_Do this_.
Everything from the line with "Give me the" down to the line with "import seaborn as sns" below must be printed exactly, those two lines included. Exclude pictures.

** start of Material for the task **

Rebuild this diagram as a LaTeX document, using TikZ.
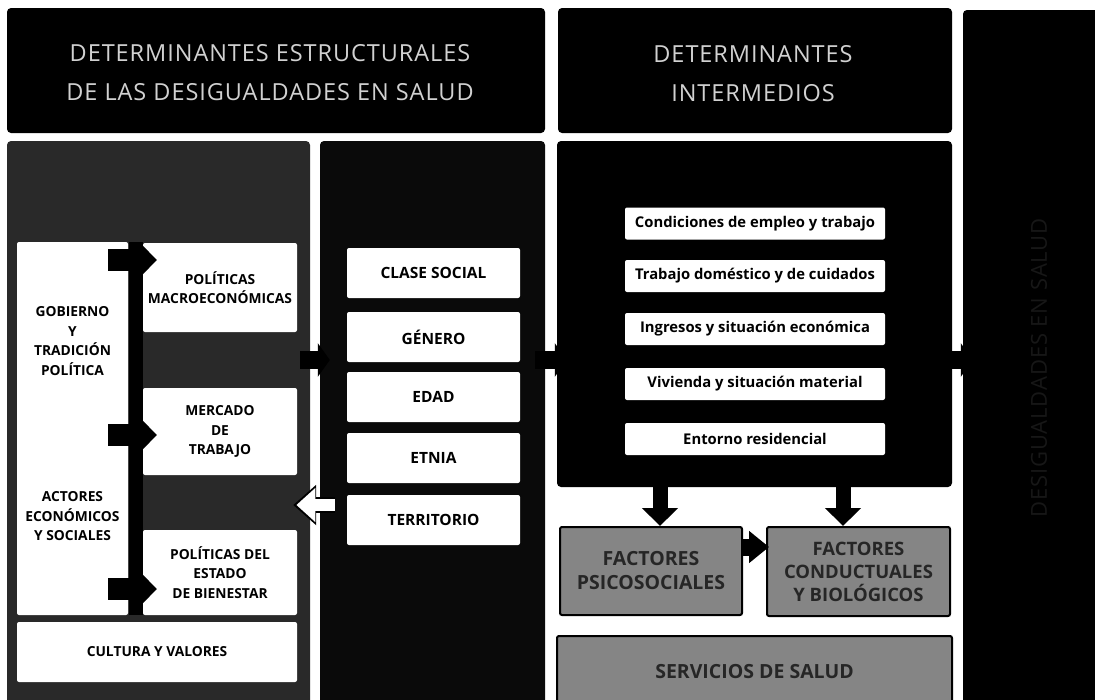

** end of Material for the task **
** start of Material for the task **

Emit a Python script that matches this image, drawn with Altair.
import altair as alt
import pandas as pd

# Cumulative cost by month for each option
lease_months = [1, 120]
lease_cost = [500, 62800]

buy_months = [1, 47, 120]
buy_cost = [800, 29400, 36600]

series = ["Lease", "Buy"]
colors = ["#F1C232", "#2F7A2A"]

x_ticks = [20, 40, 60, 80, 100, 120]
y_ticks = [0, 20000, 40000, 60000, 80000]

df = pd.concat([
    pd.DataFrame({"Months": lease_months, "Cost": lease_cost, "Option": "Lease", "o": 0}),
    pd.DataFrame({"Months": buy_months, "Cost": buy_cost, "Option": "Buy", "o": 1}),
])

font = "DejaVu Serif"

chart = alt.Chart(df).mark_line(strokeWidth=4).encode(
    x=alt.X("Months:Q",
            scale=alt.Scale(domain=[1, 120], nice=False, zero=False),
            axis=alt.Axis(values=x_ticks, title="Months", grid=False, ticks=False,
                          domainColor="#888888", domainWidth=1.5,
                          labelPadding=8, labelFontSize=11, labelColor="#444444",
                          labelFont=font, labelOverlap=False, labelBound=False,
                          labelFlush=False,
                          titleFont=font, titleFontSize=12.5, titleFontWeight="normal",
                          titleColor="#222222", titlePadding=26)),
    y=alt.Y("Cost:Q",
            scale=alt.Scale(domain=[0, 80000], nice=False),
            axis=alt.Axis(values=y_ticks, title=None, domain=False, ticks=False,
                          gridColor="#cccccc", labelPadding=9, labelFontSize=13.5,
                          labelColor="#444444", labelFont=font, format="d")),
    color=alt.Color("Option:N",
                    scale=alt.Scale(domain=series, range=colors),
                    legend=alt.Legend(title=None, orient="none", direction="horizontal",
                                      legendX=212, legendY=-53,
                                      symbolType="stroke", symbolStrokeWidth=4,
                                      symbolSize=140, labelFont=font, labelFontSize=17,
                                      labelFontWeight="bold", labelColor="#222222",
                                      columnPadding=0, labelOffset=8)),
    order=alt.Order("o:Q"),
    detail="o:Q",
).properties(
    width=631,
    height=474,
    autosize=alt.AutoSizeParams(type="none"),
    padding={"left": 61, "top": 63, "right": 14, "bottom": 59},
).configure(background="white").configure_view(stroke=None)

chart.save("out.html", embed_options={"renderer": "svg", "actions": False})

** end of Material for the task **
** start of Material for the task **

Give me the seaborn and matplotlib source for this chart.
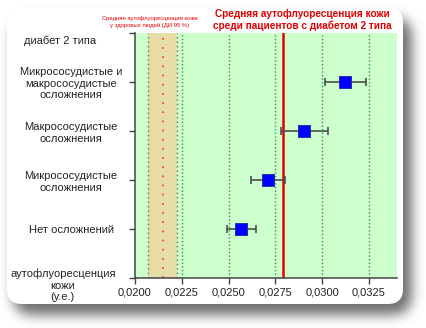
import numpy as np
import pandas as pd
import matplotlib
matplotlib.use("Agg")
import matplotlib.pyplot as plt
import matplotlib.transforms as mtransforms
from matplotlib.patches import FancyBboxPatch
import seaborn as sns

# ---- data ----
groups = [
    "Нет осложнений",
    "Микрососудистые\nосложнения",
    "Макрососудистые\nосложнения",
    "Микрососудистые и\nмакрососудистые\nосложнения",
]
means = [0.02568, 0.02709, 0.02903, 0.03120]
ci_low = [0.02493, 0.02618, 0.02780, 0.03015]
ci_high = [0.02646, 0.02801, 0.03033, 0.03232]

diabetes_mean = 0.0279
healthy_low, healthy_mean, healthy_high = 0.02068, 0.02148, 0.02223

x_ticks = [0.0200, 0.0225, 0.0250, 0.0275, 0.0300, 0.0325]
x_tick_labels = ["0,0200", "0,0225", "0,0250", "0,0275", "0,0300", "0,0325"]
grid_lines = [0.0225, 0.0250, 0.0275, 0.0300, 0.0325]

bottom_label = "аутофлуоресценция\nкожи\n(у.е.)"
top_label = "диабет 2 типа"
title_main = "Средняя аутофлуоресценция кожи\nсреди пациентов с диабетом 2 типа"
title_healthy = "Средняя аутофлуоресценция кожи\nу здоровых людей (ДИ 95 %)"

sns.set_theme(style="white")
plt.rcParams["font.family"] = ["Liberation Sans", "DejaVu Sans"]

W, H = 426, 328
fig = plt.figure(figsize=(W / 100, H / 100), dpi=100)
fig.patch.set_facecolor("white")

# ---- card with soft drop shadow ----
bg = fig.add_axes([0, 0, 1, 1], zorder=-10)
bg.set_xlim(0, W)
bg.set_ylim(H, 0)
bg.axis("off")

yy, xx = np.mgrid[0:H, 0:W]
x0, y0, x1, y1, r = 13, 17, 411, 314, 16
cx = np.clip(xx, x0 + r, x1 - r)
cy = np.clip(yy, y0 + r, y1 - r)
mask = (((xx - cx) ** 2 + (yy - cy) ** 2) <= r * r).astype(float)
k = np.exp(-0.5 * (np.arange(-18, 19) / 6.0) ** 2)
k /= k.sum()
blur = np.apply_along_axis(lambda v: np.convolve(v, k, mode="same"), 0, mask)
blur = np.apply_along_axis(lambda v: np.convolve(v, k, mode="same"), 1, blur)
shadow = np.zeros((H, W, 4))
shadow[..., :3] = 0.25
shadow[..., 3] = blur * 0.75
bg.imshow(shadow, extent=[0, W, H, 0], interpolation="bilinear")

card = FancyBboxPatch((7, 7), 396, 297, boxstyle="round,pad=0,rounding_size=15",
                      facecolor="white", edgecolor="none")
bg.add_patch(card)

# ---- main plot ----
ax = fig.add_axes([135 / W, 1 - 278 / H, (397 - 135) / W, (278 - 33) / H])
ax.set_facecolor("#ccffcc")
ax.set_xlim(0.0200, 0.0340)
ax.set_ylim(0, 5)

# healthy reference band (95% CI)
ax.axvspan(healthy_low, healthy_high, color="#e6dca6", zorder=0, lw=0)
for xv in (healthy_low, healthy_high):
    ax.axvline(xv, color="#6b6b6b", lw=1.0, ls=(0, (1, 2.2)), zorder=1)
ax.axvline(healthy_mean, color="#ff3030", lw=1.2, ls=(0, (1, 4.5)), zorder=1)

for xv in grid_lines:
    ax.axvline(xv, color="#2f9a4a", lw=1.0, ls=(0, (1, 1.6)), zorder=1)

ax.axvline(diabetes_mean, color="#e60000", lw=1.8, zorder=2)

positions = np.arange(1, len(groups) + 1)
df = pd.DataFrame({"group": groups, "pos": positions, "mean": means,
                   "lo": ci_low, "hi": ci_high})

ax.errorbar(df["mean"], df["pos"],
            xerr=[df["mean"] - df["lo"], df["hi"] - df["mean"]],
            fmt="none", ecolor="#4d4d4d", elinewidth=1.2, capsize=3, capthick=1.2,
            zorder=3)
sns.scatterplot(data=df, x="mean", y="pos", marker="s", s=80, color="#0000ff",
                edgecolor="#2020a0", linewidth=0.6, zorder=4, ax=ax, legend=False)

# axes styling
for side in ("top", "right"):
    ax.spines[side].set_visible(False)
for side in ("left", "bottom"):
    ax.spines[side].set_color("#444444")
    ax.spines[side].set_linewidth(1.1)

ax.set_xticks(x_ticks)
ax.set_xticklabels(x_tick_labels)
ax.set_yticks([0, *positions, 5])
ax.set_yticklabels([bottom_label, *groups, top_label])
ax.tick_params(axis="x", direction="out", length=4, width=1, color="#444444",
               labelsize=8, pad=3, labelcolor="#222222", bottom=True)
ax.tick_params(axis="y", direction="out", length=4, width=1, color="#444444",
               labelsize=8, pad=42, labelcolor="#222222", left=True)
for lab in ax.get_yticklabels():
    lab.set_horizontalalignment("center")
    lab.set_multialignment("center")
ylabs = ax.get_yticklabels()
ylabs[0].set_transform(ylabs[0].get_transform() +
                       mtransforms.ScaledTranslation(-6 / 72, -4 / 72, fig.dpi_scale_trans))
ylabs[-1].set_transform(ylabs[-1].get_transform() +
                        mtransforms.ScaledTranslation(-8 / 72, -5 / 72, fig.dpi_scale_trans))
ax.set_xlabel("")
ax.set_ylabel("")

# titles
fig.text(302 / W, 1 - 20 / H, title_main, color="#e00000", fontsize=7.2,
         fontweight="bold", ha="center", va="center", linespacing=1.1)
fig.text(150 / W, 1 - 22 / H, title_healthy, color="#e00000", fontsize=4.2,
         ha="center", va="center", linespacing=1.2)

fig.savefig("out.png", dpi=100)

** end of Material for the task **

_Response_.
Give me the seaborn and matplotlib source for this chart.
import numpy as np
import pandas as pd
import matplotlib
matplotlib.use("Agg")
import matplotlib.pyplot as plt
import matplotlib.transforms as mtransforms
from matplotlib.patches import FancyBboxPatch
import seaborn as sns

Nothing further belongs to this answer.